**Given task**
Retype the listing that follows, word for word.

**Information provided**
***

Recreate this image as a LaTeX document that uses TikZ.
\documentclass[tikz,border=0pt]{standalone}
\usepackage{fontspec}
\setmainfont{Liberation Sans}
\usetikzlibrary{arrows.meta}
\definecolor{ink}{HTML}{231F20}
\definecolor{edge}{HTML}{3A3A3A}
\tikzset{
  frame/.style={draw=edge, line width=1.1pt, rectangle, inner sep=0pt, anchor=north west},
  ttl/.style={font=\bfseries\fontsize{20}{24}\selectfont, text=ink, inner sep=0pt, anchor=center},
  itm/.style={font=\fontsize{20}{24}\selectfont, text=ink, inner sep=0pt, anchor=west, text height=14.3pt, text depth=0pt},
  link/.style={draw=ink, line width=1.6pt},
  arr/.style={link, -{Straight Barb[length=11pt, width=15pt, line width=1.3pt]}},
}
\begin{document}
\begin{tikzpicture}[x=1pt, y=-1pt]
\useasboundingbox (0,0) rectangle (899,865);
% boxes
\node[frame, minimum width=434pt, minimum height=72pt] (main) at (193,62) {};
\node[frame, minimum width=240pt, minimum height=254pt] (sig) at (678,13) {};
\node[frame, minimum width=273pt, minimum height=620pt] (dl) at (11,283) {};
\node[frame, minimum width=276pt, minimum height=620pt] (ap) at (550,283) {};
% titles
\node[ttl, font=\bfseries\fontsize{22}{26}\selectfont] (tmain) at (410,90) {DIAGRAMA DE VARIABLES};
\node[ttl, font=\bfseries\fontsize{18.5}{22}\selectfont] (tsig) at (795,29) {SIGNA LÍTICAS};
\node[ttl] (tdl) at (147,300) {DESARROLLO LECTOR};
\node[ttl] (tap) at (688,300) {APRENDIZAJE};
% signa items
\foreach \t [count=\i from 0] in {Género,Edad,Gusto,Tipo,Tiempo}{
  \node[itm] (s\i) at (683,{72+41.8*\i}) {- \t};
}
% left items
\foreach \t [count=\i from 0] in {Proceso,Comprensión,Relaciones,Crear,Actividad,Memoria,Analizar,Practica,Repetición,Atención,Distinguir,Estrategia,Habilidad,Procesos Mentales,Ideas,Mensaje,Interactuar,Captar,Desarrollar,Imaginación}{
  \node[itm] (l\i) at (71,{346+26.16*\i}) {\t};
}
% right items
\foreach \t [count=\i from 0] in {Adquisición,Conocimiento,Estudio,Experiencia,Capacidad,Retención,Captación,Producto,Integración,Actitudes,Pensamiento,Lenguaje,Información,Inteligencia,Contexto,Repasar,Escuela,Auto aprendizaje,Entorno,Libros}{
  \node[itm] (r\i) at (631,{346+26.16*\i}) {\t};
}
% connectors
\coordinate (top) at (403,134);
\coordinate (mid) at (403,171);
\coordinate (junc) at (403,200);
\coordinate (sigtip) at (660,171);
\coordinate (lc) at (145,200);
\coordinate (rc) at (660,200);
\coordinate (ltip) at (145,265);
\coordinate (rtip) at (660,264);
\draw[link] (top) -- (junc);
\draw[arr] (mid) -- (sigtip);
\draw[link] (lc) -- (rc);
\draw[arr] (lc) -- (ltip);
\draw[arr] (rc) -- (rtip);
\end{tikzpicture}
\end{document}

***

**The reply**
Recreate this image as a LaTeX document that uses TikZ.
\documentclass[tikz,border=0pt]{standalone}
\usepackage{fontspec}
\setmainfont{Liberation Sans}
\usetikzlibrary{arrows.meta}
\definecolor{ink}{HTML}{231F20}
\definecolor{edge}{HTML}{3A3A3A}
\tikzset{
  frame/.style={draw=edge, line width=1.1pt, rectangle, inner sep=0pt, anchor=north west},
  ttl/.style={font=\bfseries\fontsize{20}{24}\selectfont, text=ink, inner sep=0pt, anchor=center},
  itm/.style={font=\fontsize{20}{24}\selectfont, text=ink, inner sep=0pt, anchor=west, text height=14.3pt, text depth=0pt},
  link/.style={draw=ink, line width=1.6pt},
  arr/.style={link, -{Straight Barb[length=11pt, width=15pt, line width=1.3pt]}},
}
\begin{document}
\begin{tikzpicture}[x=1pt, y=-1pt]
\useasboundingbox (0,0) rectangle (899,865);
% boxes
\node[frame, minimum width=434pt, minimum height=72pt] (main) at (193,62) {};
\node[frame, minimum width=240pt, minimum height=254pt] (sig) at (678,13) {};
\node[frame, minimum width=273pt, minimum height=620pt] (dl) at (11,283) {};
\node[frame, minimum width=276pt, minimum height=620pt] (ap) at (550,283) {};
% titles
\node[ttl, font=\bfseries\fontsize{22}{26}\selectfont] (tmain) at (410,90) {DIAGRAMA DE VARIABLES};
\node[ttl, font=\bfseries\fontsize{18.5}{22}\selectfont] (tsig) at (795,29) {SIGNA LÍTICAS};
\node[ttl] (tdl) at (147,300) {DESARROLLO LECTOR};
\node[ttl] (tap) at (688,300) {APRENDIZAJE};
% signa items
\foreach \t [count=\i from 0] in {Género,Edad,Gusto,Tipo,Tiempo}{
  \node[itm] (s\i) at (683,{72+41.8*\i}) {- \t};
}
% left items
\foreach \t [count=\i from 0] in {Proceso,Comprensión,Relaciones,Crear,Actividad,Memoria,Analizar,Practica,Repetición,Atención,Distinguir,Estrategia,Habilidad,Procesos Mentales,Ideas,Mensaje,Interactuar,Captar,Desarrollar,Imaginación}{
  \node[itm] (l\i) at (71,{346+26.16*\i}) {\t};
}
% right items
\foreach \t [count=\i from 0] in {Adquisición,Conocimiento,Estudio,Experiencia,Capacidad,Retención,Captación,Producto,Integración,Actitudes,Pensamiento,Lenguaje,Información,Inteligencia,Contexto,Repasar,Escuela,Auto aprendizaje,Entorno,Libros}{
  \node[itm] (r\i) at (631,{346+26.16*\i}) {\t};
}
% connectors
\coordinate (top) at (403,134);
\coordinate (mid) at (403,171);
\coordinate (junc) at (403,200);
\coordinate (sigtip) at (660,171);
\coordinate (lc) at (145,200);
\coordinate (rc) at (660,200);
\coordinate (ltip) at (145,265);
\coordinate (rtip) at (660,264);
\draw[link] (top) -- (junc);
\draw[arr] (mid) -- (sigtip);
\draw[link] (lc) -- (rc);
\draw[arr] (lc) -- (ltip);
\draw[arr] (rc) -- (rtip);
\end{tikzpicture}
\end{document}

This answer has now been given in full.